EXERCISE REQUIREMENTS -> Reproduce, please, the span of lines beginning at the line with "Write a Python" and ending at the line with "t_2e = [17.9, 17.85, 17.65, 17.65, 17.65, 17.7]", inclusive, minus any pictures.

★ ★ ★ ★

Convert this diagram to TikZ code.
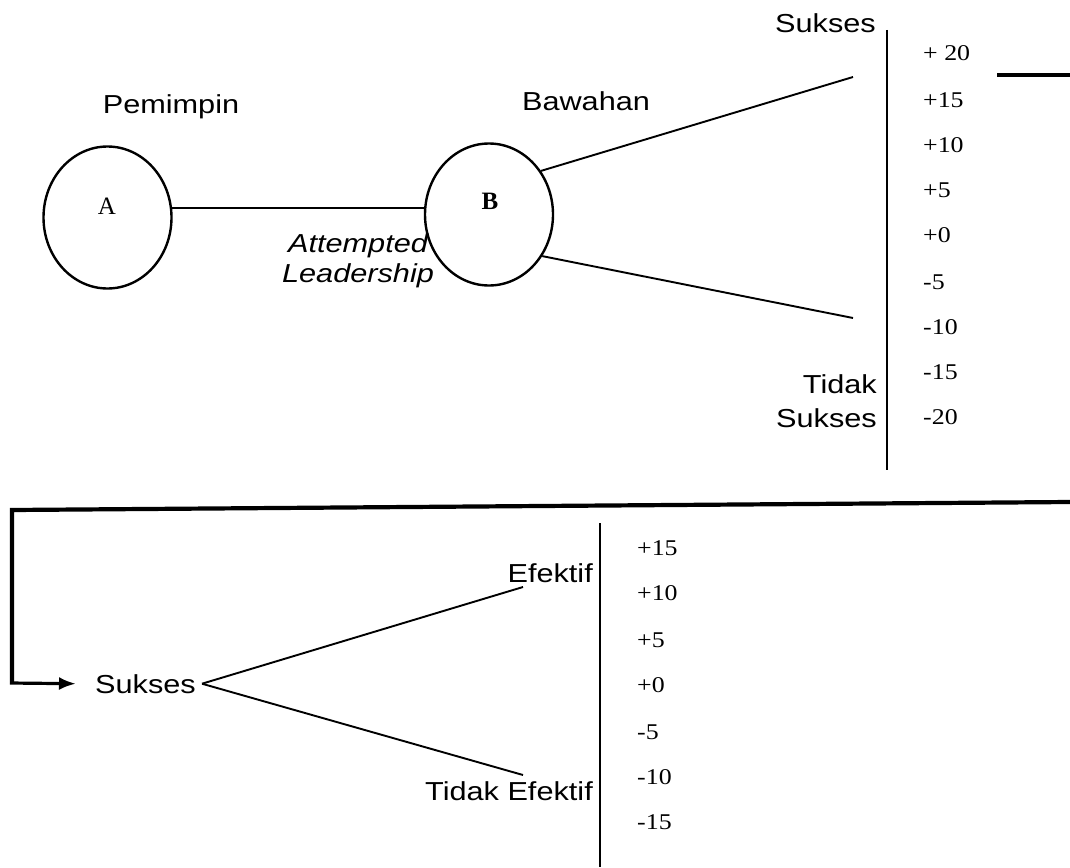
\documentclass[tikz,border=0pt]{standalone}
\usepackage{fontspec}
\usepackage{graphicx}
\setmainfont{Liberation Serif}
\setsansfont{Liberation Sans}
\usetikzlibrary{shapes.geometric,arrows.meta}
% slightly widened lettering
\newcommand\wsf[1]{\scalebox{1.18}[1]{#1}}
\newcommand\wrm[1]{\scalebox{1.15}[1]{#1}}
\tikzset{
  sanslbl/.style={font=\sffamily\fontsize{26}{34}\selectfont, inner sep=0pt},
  numlbl/.style={font=\rmfamily\fontsize{22.5}{26}\selectfont, inner sep=0pt, anchor=west},
  circ/.style={ellipse, draw, line width=2.4pt, minimum width=128pt, minimum height=142pt, inner sep=0pt},
  letter/.style={font=\rmfamily\fontsize{25}{28}\selectfont, inner sep=0pt},
  thinline/.style={line width=1.9pt},
  axisline/.style={line width=2.4pt},
  loopline/.style={line width=4.2pt},
}
\begin{document}
\begin{tikzpicture}[x=1pt, y=-1pt]
\useasboundingbox (0,0) rectangle (1070,867);

% leader and subordinate
\node[circ] (A) at (107.5,217.5) {};
\node[circ] (B) at (489,214.5) {};
\node[letter] (Alab) at (107,206) {A};
\node[letter, font=\rmfamily\bfseries\fontsize{25}{28}\selectfont] (Blab) at (490,201) {B};
\node[sanslbl, anchor=base] (pem) at (171,113) {\wsf{Pemimpin}};
\node[sanslbl, anchor=base] (baw) at (586,110) {\wsf{Bawahan}};
\node[sanslbl, font=\sffamily\itshape\fontsize{26}{30}\selectfont, align=center, anchor=north]
  (att) at (358,233) {\wsf{Attempted}\\\wsf{Leadership}};

\draw[thinline] (A.8) -- (A.8 -| B.west);

% first outcome scale
\coordinate (axT) at (887,30);
\coordinate (axB) at (887,470);
\draw[axisline] (axT) -- (axB);
\coordinate (up1) at (853,77);
\coordinate (dn1) at (853,318);
\draw[thinline] (B.40) -- (up1);
\draw[thinline] (B.-38) -- (dn1);
\node[sanslbl, anchor=base east] (suk1) at (876,33) {\wsf{Sukses}};
\node[sanslbl, align=right, anchor=north east] (tsuk) at (877,374) {\wsf{Tidak}\\\wsf{Sukses}};
\foreach \t/\y/\k in {{+ 20}/53/1, +15/100/2, +10/145/3, +5/190/4, +0/235/5, -5/282/6, -10/327/7, -15/372/8, -20/417/9}
  \node[numlbl] (n\k) at (923,\y) {\wrm{\t}};

% connector from the first scale to the second stage
\coordinate (stubL) at (997,75);
\coordinate (stubR) at (1070,75);
\draw[line width=3.5pt] (stubL) -- (stubR);
\coordinate (loopR) at (1070,502);
\coordinate (loopL) at (12,510);
\node[sanslbl, anchor=base west] (suk2) at (95,693) {\wsf{Sukses}};
\draw[loopline] (loopR) -- (loopL) -- (12,683);
\draw[line width=3.2pt, -{Latex[length=17pt,width=13pt]}] (10,683) -- ([xshift=-19pt]suk2.west);

% second outcome scale
\coordinate (axT2) at (600,523);
\coordinate (axB2) at (600,867);
\draw[axisline] (axT2) -- (axB2);
\coordinate (up2) at (523,587);
\coordinate (dn2) at (523,775);
\draw[thinline] ([xshift=6pt]suk2.east) -- (up2);
\draw[thinline] ([xshift=6pt]suk2.east) -- (dn2);
\node[sanslbl, anchor=base east] (ef) at (593,582) {\wsf{Efektif}};
\node[sanslbl, anchor=base east] (tef) at (593,800) {\wsf{Tidak Efektif}};
\foreach \t/\y/\k in {+15/548/1, +10/593/2, +5/640/3, +0/685/4, -5/732/5, -10/777/6, -15/822/7}
  \node[numlbl] (m\k) at (637,\y) {\wrm{\t}};
\end{tikzpicture}
\end{document}
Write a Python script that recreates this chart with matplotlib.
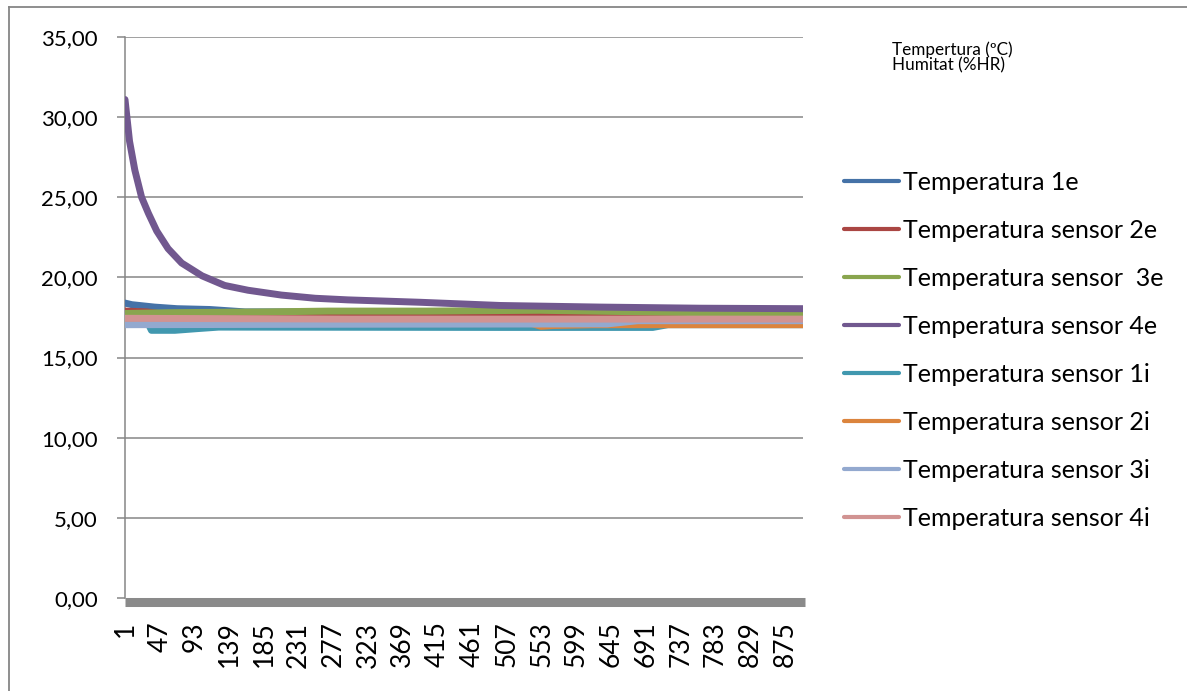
import matplotlib
matplotlib.use("Agg")
import matplotlib.pyplot as plt
import matplotlib.transforms as mtransforms
from matplotlib.lines import Line2D

idx_1e = [1, 10, 40, 70, 113, 160, 400, 700, 899]
t_1e = [18.4, 18.3, 18.15, 18.05, 18.0, 17.85, 17.85, 17.85, 17.85]

idx_2e = [1, 30, 60, 400, 700, 899]
t_2e = [17.9, 17.85, 17.65, 17.65, 17.65, 17.7]

idx_3e = [1, 60, 190, 270, 400, 550, 620, 760, 899]
t_3e = [17.75, 17.8, 17.85, 17.9, 17.9, 17.95, 17.9, 17.8, 17.75]

idx_4e = [1, 7, 14, 23, 32, 43, 58, 76, 103, 133, 164, 208, 253, 296,
          392, 498, 630, 762, 899]
t_4e = [31.1, 28.5, 26.7, 25.0, 24.0, 22.9, 21.8, 20.9, 20.1, 19.5,
        19.2, 18.9, 18.7, 18.6, 18.45, 18.25, 18.15, 18.08, 18.05]

idx_1i = [1, 32, 36, 67, 95, 125, 500, 700, 720, 899]
t_1i = [17.1, 17.1, 16.7, 16.7, 16.8, 16.9, 16.88, 16.88, 17.05, 17.05]

idx_2i = [1, 540, 552, 568, 620, 899]
t_2i = [17.12, 17.12, 16.95, 17.0, 17.05, 17.05]

idx_3i = [1, 300, 640, 680, 899]
t_3i = [17.05, 17.08, 17.1, 17.3, 17.3]

idx_4i = [1, 300, 600, 899]
t_4i = [17.45, 17.4, 17.4, 17.4]

# serie a zero (bande grise sur l'axe)
idx_zero = [1, 901]
v_zero = [0.0, 0.0]

noms = ["Temperatura 1e", "Temperatura sensor 2e", "Temperatura sensor  3e",
        "Temperatura sensor 4e", "Temperatura sensor 1i", "Temperatura sensor 2i",
        "Temperatura sensor 3i", "Temperatura sensor 4i"]
couleurs = ["#4572A7", "#AA4643", "#89A54E", "#71588F",
            "#4198AF", "#DB843D", "#93A9CF", "#D19392"]

y_ticks = [0, 5, 10, 15, 20, 25, 30, 35]
y_labels = ["0,00", "5,00", "10,00", "15,00", "20,00", "25,00", "30,00", "35,00"]
x_ticks = list(range(1, 900, 46))

series = [(idx_1e, t_1e), (idx_2e, t_2e), (idx_3e, t_3e), (idx_4e, t_4e),
          (idx_1i, t_1i), (idx_2i, t_2i), (idx_3i, t_3i), (idx_4i, t_4i)]

plt.rcParams["font.family"] = ["Lato", "DejaVu Sans"]

W, H = 1187, 691
fig = plt.figure(figsize=(W / 100, H / 100), dpi=100)
ax = fig.add_axes([125 / W, 1 - 598 / H, (803 - 125) / W, (598 - 37) / H])

gris = "#868686"

# cadre exterieur (seuls les bords gauche et haut sont visibles)
fig.add_artist(Line2D([9 / W, 9 / W], [0, 1 - 7 / H], transform=fig.transFigure,
                      color=gris, linewidth=1.3))
fig.add_artist(Line2D([9 / W, 1], [1 - 7 / H, 1 - 7 / H], transform=fig.transFigure,
                      color=gris, linewidth=1.3))

for y in y_ticks[1:]:
    ax.axhline(y, color=gris, linewidth=1.1, zorder=1)

decal = mtransforms.offset_copy(ax.transData, fig=fig, x=0, y=-4, units="dots")
ax.plot(idx_zero, v_zero, color="#8A8A8A", linewidth=6.5, solid_capstyle="butt",
        transform=decal, clip_on=False, zorder=2)

for (xs, ys), nom, c in zip(series, noms, couleurs):
    ax.plot(xs, ys, color=c, linewidth=5.0, label=nom,
            solid_capstyle="round", solid_joinstyle="round", zorder=3)

ax.set_xlim(1, 899)
ax.set_ylim(0, 35)

for s in ["top", "right", "bottom"]:
    ax.spines[s].set_visible(False)
ax.spines["left"].set_color(gris)
ax.spines["left"].set_linewidth(1.1)

ax.set_yticks(y_ticks)
ax.set_yticklabels(y_labels)
ax.tick_params(axis="y", length=6, width=1.1, color=gris, pad=13.5, labelsize=16)

ax.set_xticks(x_ticks)
ax.set_xticklabels([str(v) for v in x_ticks], rotation=90)
ax.tick_params(axis="x", length=0, pad=17, labelsize=19)

handles = [Line2D([], [], color=c, linewidth=3.0, solid_capstyle="round") for c in couleurs]
fig.legend(handles=handles, labels=noms, loc="center left",
           bbox_to_anchor=(844 / W, 1 - 350 / H),
           frameon=False, fontsize=18, handlelength=2.2, handletextpad=0.16,
           labelspacing=1.0, borderpad=0, borderaxespad=0)

fig.text(892 / W, 1 - 55 / H, "Tempertura (ºC)", fontsize=12.3, ha="left", va="baseline")
fig.text(892 / W, 1 - 70 / H, "Humitat (%HR)", fontsize=12.3, ha="left", va="baseline")

fig.savefig("out.png", dpi=100)
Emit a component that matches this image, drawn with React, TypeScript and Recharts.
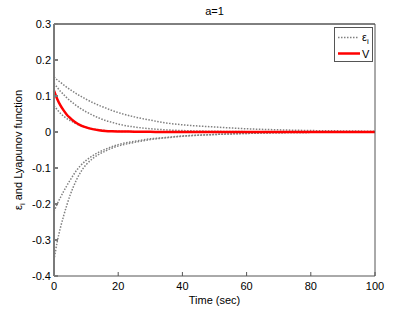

★ ★ ★ ★

REPLY ->
Write a Python script that recreates this chart with matplotlib.
import matplotlib
matplotlib.use("Agg")
import matplotlib.pyplot as plt
import matplotlib.transforms as mtransforms
from matplotlib.lines import Line2D

idx_1e = [1, 10, 40, 70, 113, 160, 400, 700, 899]
t_1e = [18.4, 18.3, 18.15, 18.05, 18.0, 17.85, 17.85, 17.85, 17.85]

idx_2e = [1, 30, 60, 400, 700, 899]
t_2e = [17.9, 17.85, 17.65, 17.65, 17.65, 17.7]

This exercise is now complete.